En realidad no era ningún fantasma, sino uno de los goleadores más grandes de la historia del fútbol.
Esta historia ocurrió el 28 de setiembre de 1969.
Fue una tarde lluviosa y gris. Nacional dominaba al rival, pero el partido estaba sólo uno a cero. El gol lo había convertido, en el primer tiempo, con un tiro seco contra el palo derecho del arco de la Amsterdam, un querido e inolvidable goleador de aquellos años. Ahora, promediaba ya el segundo tiempo, Nacional continuaba dominando, pero, como dice una ley del fútbol, uno a cero no es ventaja.
De pronto, el marcador lateral derecho tricolor se manda una corrida con pelota dominada contra la raya de la Olímpica, cuando está a seis o siete metros del banderín del córner el marcador rival sale a cortarlo, pero el tricolor es más rápido y tira el centro antes. El tiro sale “bombeado” y el arquero contrario va a cortarlo o, mejor dicho, va por la pelota corriendo por el área chica hacia la Olímpica, paralelo a la raya de fondo. Cuando está cerca del borde lateral del área menor salta como para agarrarla mientras que un defensor, intuyendo que el peligro se diluía, frena su carrera desde el medio campo y continúa “al trote”, ya a pocos metros de la medialuna. Pero el arquero calcula mal, toca la pelota con la punta de los dedos y se le escapa. El balón, por el contacto, se eleva de nuevo y continúa con su trayectoria paralela a la línea de fondo. Quienes están detrás, en la Colombes, saben que la pelota va a cruzar todo el arco mientras cae. El defensor que trotaba retoma su carrera, pero se detiene casi inmediatamente cuando un fantasma pasa por detrás de él con la velocidad del rayo. El defensor actúa de ese modo porque reconoce al fantasma y sabe que ya no hay remedio, sabe que esa sombra, que apareció de la nada y lo dejó parado como a un poste, no falla y que él ya no podrá impedir lo inexorable.
En la parte más baja de la tercera bandeja de la Colombes un niño y su padre se agazapan para pegar el salto y festejar, ellos también conocen al fantasma y ellos también saben, como el defensor rival, que no falla. A toda carrera y con el “timing” justo llega a la pelota y le da un frentazo pleno, furibundo, con una violencia que parece un tiro con el pie, pero con la precisión de un cirujano. El balón sigue una trayectoria recta, levemente inclinada hacia abajo, y entra al arco vacío casi exactamente por su parte media. La red se “infla” y la pelota cae “muerta” en el fondo del arco. Niño y padre, al igual que otros miles de hinchas en las tribunas, saltan con los puños cerrados y los brazos al cielo, gritan, se abrazan, gozan, ríen, lloran. Algunas personas a su alrededor, al igual que otros miles también en el estadio, permanecen sentadas, miran el piso y sacuden la cabeza en señal de negación.

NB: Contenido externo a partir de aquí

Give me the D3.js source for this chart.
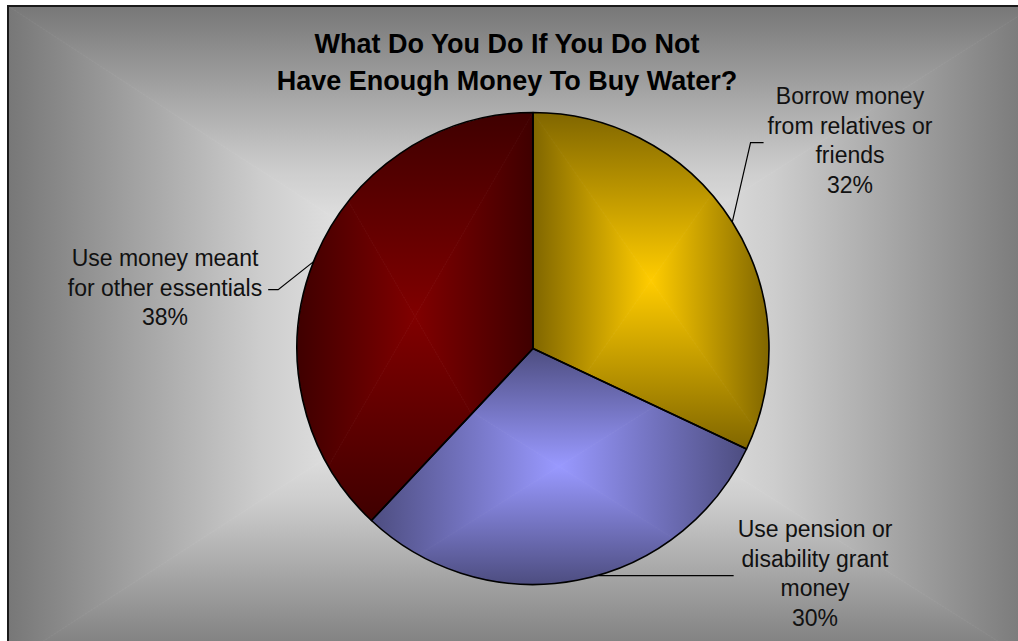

El goleador, visiblemente embarrado, festeja con sus compañeros. Nunca había convertido un gol frente a este rival, algo entendible claro, teniendo en cuenta que el de ese día era su primer partido contra el mismo. El juego terminó así, dos a cero y, como se dice hoy en día, Nacional “le hizo precio” al adversario. Fue la tarde del 28 de septiembre de 1969 y el rival de turno, justo ese día, festejaba como propio el cumpleaños de otro club, una rara costumbre.
No obstante, Nacional “se sumó” al festejo y por ello le regaló dos goles, y no dos goles cualesquiera, sino dos goles importados. El primero, el de la Ámsterdam, lo trajo de Brasil el querido Celio Taveira y no era el primero que le regalaba a ese club, ya le había obsequiado otros, algunos memorables. El segundo gol, el de la Colombes, el que vino tras el centro del enorme y siempre recio “peta” Ubiña, lo trajo “el fantasma” desde la Argentina y fue el primero de una larga serie que, al igual que su compañero brasileño, le regaló al rival.
Padre e hijo salieron del estadio y atravesaron el parque bajo una persistente llovizna, cruzaron Boulevard Artigas a la altura del obelisco y volvieron a su casa, como tantas tardes de aquella ya lejana época. El de ese atardecer, frío y gris, resultó ser un retorno feliz, aunque, para ser sincero, era muy difícil que en esos tiempos la salida del estadio de los hinchas de Nacional no fuera feliz, el equipo era una máquina.
Ah, me olvidaba, “el fantasma” en realidad no era ningún fantasma, sino uno de los goleadores más grandes de la historia del fútbol y los hinchas tricolores que tuvimos la gran fortuna de verlo jugar, aprendimos a quererlo y nunca lo olvidaremos. Se llamaba (se llama) Luis Artime.